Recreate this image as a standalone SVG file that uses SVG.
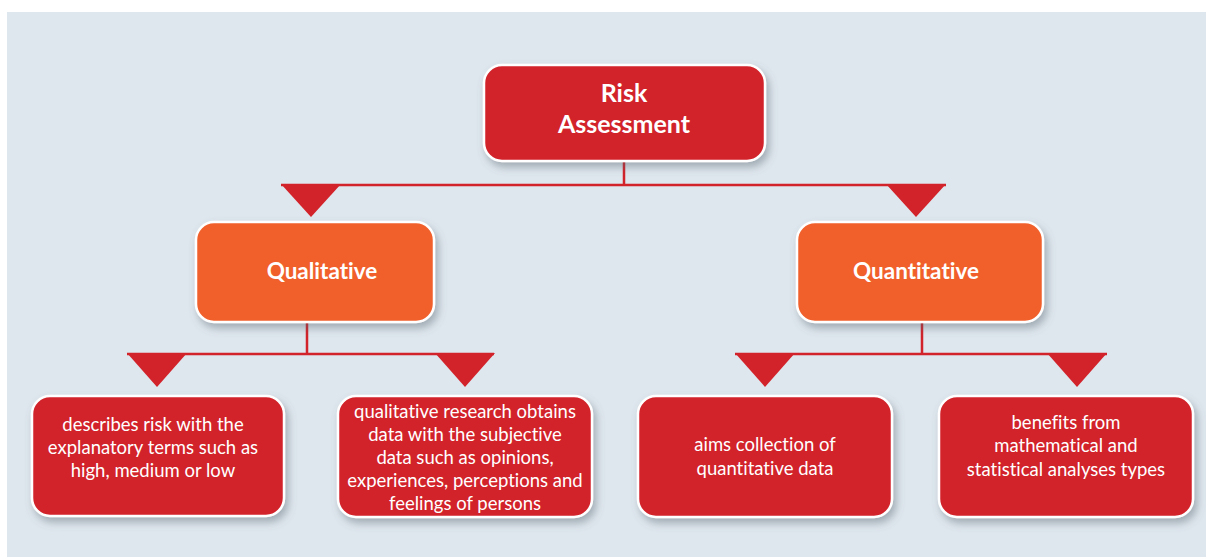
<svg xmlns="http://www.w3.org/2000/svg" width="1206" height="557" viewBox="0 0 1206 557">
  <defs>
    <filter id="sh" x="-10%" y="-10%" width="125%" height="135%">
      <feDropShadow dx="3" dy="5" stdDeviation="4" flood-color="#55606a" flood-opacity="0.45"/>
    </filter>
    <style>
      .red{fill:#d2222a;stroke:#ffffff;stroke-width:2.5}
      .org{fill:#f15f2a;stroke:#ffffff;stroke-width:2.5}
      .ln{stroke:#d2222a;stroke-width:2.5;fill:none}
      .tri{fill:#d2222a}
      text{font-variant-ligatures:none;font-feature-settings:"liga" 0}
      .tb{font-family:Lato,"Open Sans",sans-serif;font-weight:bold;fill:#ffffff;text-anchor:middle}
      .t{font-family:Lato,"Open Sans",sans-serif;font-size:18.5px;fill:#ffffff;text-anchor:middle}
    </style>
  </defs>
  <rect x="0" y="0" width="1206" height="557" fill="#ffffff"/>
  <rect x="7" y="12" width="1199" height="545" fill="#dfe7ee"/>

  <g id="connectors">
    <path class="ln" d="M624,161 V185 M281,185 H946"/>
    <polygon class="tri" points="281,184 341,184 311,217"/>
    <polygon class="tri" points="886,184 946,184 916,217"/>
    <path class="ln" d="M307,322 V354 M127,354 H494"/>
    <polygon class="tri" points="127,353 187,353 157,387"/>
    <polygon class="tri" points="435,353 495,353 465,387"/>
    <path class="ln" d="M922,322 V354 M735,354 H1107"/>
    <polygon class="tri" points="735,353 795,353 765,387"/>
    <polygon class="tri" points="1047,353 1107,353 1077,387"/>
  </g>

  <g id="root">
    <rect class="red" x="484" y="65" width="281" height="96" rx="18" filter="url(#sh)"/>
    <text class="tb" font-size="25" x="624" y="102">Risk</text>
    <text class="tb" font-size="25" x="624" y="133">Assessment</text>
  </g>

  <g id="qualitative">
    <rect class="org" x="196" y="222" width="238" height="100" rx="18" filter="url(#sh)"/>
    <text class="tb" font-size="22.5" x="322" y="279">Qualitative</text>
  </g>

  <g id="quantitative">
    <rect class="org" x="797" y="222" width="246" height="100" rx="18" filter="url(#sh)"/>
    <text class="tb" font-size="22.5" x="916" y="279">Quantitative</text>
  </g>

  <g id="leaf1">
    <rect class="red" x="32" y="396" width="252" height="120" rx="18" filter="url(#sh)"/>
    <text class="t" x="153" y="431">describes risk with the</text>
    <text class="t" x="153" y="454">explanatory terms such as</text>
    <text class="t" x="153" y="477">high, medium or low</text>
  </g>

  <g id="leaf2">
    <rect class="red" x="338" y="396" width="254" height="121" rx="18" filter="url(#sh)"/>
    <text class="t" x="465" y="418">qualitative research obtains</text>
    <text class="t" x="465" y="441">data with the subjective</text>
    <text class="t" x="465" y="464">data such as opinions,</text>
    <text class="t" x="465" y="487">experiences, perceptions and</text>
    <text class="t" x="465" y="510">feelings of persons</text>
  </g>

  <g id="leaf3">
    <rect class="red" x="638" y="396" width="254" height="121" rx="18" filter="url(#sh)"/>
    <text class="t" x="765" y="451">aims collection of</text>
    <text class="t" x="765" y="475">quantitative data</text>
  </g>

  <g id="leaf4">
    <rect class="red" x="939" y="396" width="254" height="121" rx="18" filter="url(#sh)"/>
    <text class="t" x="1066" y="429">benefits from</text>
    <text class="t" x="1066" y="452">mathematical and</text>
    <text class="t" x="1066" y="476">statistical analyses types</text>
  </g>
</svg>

·····

The exercise: Make an exact copy of the data above, pictures excluded.

Task answer:
Recreate this image as a standalone SVG file that uses SVG.
<svg xmlns="http://www.w3.org/2000/svg" width="1206" height="557" viewBox="0 0 1206 557">
  <defs>
    <filter id="sh" x="-10%" y="-10%" width="125%" height="135%">
      <feDropShadow dx="3" dy="5" stdDeviation="4" flood-color="#55606a" flood-opacity="0.45"/>
    </filter>
    <style>
      .red{fill:#d2222a;stroke:#ffffff;stroke-width:2.5}
      .org{fill:#f15f2a;stroke:#ffffff;stroke-width:2.5}
      .ln{stroke:#d2222a;stroke-width:2.5;fill:none}
      .tri{fill:#d2222a}
      text{font-variant-ligatures:none;font-feature-settings:"liga" 0}
      .tb{font-family:Lato,"Open Sans",sans-serif;font-weight:bold;fill:#ffffff;text-anchor:middle}
      .t{font-family:Lato,"Open Sans",sans-serif;font-size:18.5px;fill:#ffffff;text-anchor:middle}
    </style>
  </defs>
  <rect x="0" y="0" width="1206" height="557" fill="#ffffff"/>
  <rect x="7" y="12" width="1199" height="545" fill="#dfe7ee"/>

  <g id="connectors">
    <path class="ln" d="M624,161 V185 M281,185 H946"/>
    <polygon class="tri" points="281,184 341,184 311,217"/>
    <polygon class="tri" points="886,184 946,184 916,217"/>
    <path class="ln" d="M307,322 V354 M127,354 H494"/>
    <polygon class="tri" points="127,353 187,353 157,387"/>
    <polygon class="tri" points="435,353 495,353 465,387"/>
    <path class="ln" d="M922,322 V354 M735,354 H1107"/>
    <polygon class="tri" points="735,353 795,353 765,387"/>
    <polygon class="tri" points="1047,353 1107,353 1077,387"/>
  </g>

  <g id="root">
    <rect class="red" x="484" y="65" width="281" height="96" rx="18" filter="url(#sh)"/>
    <text class="tb" font-size="25" x="624" y="102">Risk</text>
    <text class="tb" font-size="25" x="624" y="133">Assessment</text>
  </g>

  <g id="qualitative">
    <rect class="org" x="196" y="222" width="238" height="100" rx="18" filter="url(#sh)"/>
    <text class="tb" font-size="22.5" x="322" y="279">Qualitative</text>
  </g>

  <g id="quantitative">
    <rect class="org" x="797" y="222" width="246" height="100" rx="18" filter="url(#sh)"/>
    <text class="tb" font-size="22.5" x="916" y="279">Quantitative</text>
  </g>

  <g id="leaf1">
    <rect class="red" x="32" y="396" width="252" height="120" rx="18" filter="url(#sh)"/>
    <text class="t" x="153" y="431">describes risk with the</text>
    <text class="t" x="153" y="454">explanatory terms such as</text>
    <text class="t" x="153" y="477">high, medium or low</text>
  </g>

  <g id="leaf2">
    <rect class="red" x="338" y="396" width="254" height="121" rx="18" filter="url(#sh)"/>
    <text class="t" x="465" y="418">qualitative research obtains</text>
    <text class="t" x="465" y="441">data with the subjective</text>
    <text class="t" x="465" y="464">data such as opinions,</text>
    <text class="t" x="465" y="487">experiences, perceptions and</text>
    <text class="t" x="465" y="510">feelings of persons</text>
  </g>

  <g id="leaf3">
    <rect class="red" x="638" y="396" width="254" height="121" rx="18" filter="url(#sh)"/>
    <text class="t" x="765" y="451">aims collection of</text>
    <text class="t" x="765" y="475">quantitative data</text>
  </g>

  <g id="leaf4">
    <rect class="red" x="939" y="396" width="254" height="121" rx="18" filter="url(#sh)"/>
    <text class="t" x="1066" y="429">benefits from</text>
    <text class="t" x="1066" y="452">mathematical and</text>
    <text class="t" x="1066" y="476">statistical analyses types</text>
  </g>
</svg>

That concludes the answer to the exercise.